Barron took her advice and surveyed her mutely with dancing eyes. For a moment her lips, puckered into a tremulous pout, twitched with the premonitory symptoms of a second outburst. But she controlled them, moved by some perverse instinct of coquetry, while the laughter welled up in the eyes that were fixed on him.

“I see I’ll have to make a joke,” he said, “and I can’t think of any.”

“Mrs. Garcia’s got a book full. You might borrow it.”

“Couldn’t you tell me one that’s made you laugh before and loan it to me?”

“But it mightn’t work a second time. I might take it quite solemnly. A sense of humor’s a very capricious thing.”

“I think the lady who’s got it is even more so,” he said.

And then once again they laughed in concert, foolishly and gaily and without knowing why.

They had gained the top of the hill, and the blaze of red that swept across the west shone on their faces.
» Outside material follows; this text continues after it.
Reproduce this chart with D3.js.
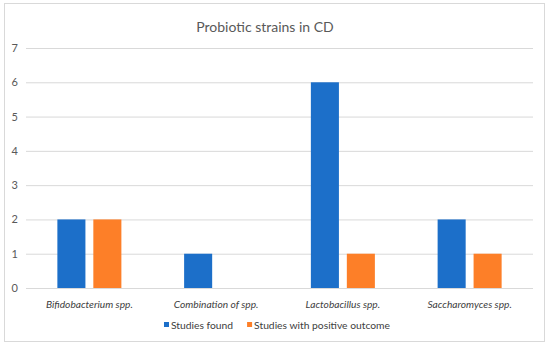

They were within a few minutes’ walk of the house now and they continued, arm in arm, as was the custom of the day, and at the same loitering gait.

“Didn’t you tell me your people came originally from Eldorado County, somewhere up near Hangtown?” he asked. “I’ve just been up that way, and if I’d known the place I might have stopped there.”

“Oh, you never could have found it,” said Mariposa hastily. “It was only a cabin miles back in the foothills. My mother often told me of it—just a cabin by a stream. It has probably disappeared now. My father and mother met and were married there among the mines, and—and—I was born there,” she ended, stammeringly, hating the lies upon which her youthful traditions had been built.